Joseph is a model of fatherhood for us, while demonstrating the true value of godly husbands and adoptive fathers. He shows us what it looks like to respond to Mary’s “crisis” pregnancy with grace and strength—allowing a new and holy family to be established, one that surrounded her and the unborn child, Jesus, in safety and love. This is the role every man can play in his family, no matter the circumstances.

Joseph’s importance doesn’t stop with exemplary fatherhood; he also demonstrated to us the mission and ministry of adoption. He showed us its rejuvenating and reconciliatory function in our own lives as Christians, as well as the practical application in caring for the vulnerable.

Joseph quietly and faithfully became the adoptive father of Christ and, in so doing, mirrored and illustrated God’s adoptive fatherhood of every Christian. 

“In love [God] predestined us for adoption to Himself as sons through Jesus Christ, according to the purpose of His will, to the praise of his glorious grace, with which He has blessed us in the Beloved,” we are told in the book of Ephesians

There is no greater calling than this adoption and no more fundamentally redemptive relationship.

“In Him we have redemption through his blood, the forgiveness of our trespasses, according to the riches of his grace, which He lavished upon us, in all wisdom and insight making known to us the mystery of his will, according to his purpose, which He set forth in Christ as a plan for the fullness of time, to unite all things in Him, things in heaven and things on earth.”

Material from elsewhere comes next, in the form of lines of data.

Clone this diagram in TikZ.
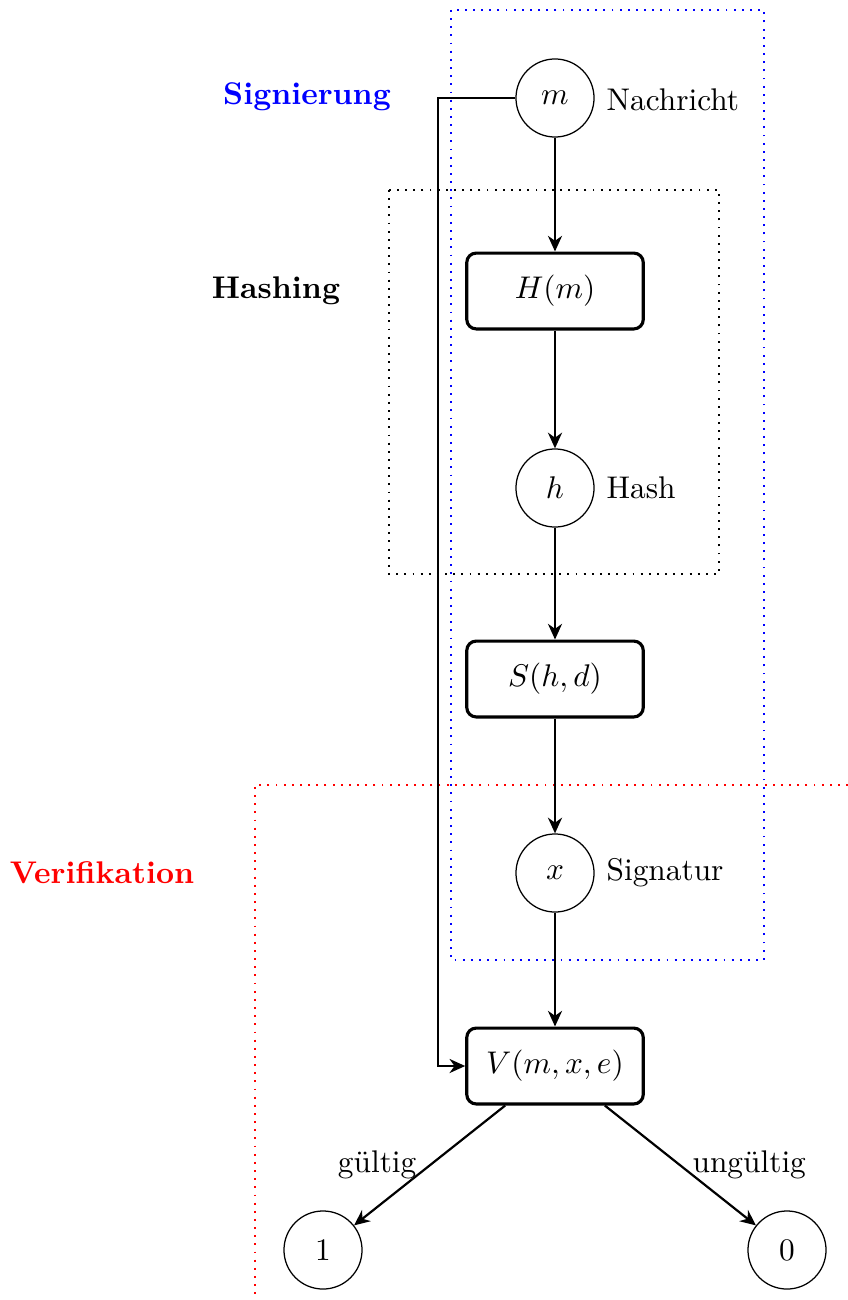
\documentclass[tikz,border=0pt]{standalone}
\usetikzlibrary{arrows.meta}
\begin{document}
\begin{tikzpicture}[x=0.319pt, y=-0.319pt,
  state/.style={draw, circle, line width=0.4pt, minimum size=24.9pt, inner sep=0pt},
  func/.style={draw, rectangle, rounded corners=3pt, line width=1pt,
               minimum width=56.3pt, minimum height=24.2pt, inner sep=0pt},
  flow/.style={-{Stealth[length=5pt,width=4.5pt,inset=1.6pt]}, line width=0.7pt},
  lbl/.style={anchor=west, inner sep=0pt},
  region/.style={dotted, line width=0.6pt},
  title/.style={font=\bfseries, inner sep=0pt}]
\useasboundingbox (0,0) rectangle (848,1300);

% phase frames
\draw[region, blue] (451,10) rectangle (764,960);
\draw[region, black] (389,190) rectangle (719,574);
\draw[region, red] (848,785) -- (255,785) -- (255,1300);

% phase titles
\node[title, text=blue] (tsig) at (307,97) {Signierung};
\node[title] (thash) at (276,291) {Hashing};
\node[title, text=red] (tver) at (102,873) {Verifikation};

% data and operations
\node[state] (m) at (555,98) {$m$};
\node[lbl] (lm) at (606,100) {Nachricht};
\node[func] (H) at (555,291) {$H(m)$};
\node[state] (h) at (555,488) {$h$};
\node[lbl] (lh) at (606,488) {Hash};
\node[func] (S) at (555,679) {$S(h,d)$};
\node[state] (x) at (555,873) {$x$};
\node[lbl] (lx) at (606,873) {Signatur};
\node[func] (V) at (555,1066) {$V(m,x,e)$};
\node[state] (one) at (323,1250) {$1$};
\node[state] (zero) at (787,1250) {$0$};

% signing and verification flow
\draw[flow] (m) -- (H);
\draw[flow] (H) -- (h);
\draw[flow] (h) -- (S);
\draw[flow] (S) -- (x);
\draw[flow] (x) -- (V);
\coordinate (bendtop) at (438,98);
\coordinate (bendbot) at (438,1066);
\draw[flow] (m.west) -- (bendtop) -- (bendbot) -- (V.west);

% decision
\draw[flow] (V) -- (one);
\draw[flow] (V) -- (zero);
\node[anchor=east, inner sep=0pt] (lg) at (417,1165) {gültig};
\node[anchor=west, inner sep=0pt] (lu) at (692,1165) {ungültig};
\end{tikzpicture}
\end{document}
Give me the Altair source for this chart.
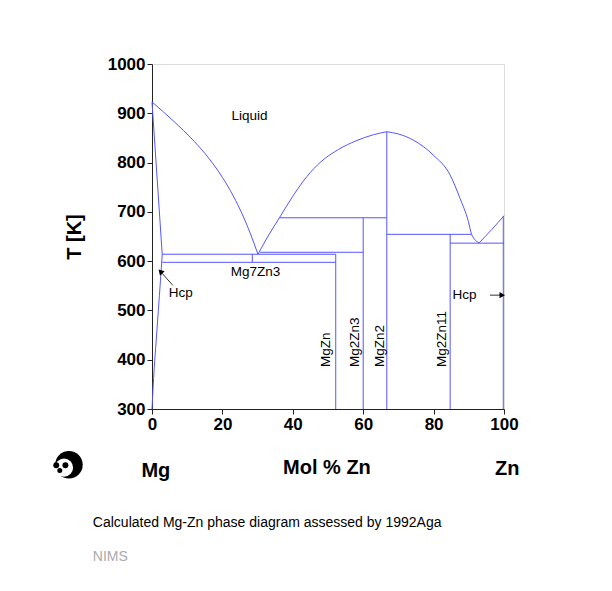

In addition, this miraculous work operates through the redemptive act of marriage. At first, Joseph was going to quietly divorce Mary; however, ultimately he laid down his life for his bride. What a beautiful picture of the work of Jesus on display in Christian marriage! Vertically we see the relationship between Christ and the church, and horizontally we see the earthly relationship of husband and wife;  both are pictures the world longs to see.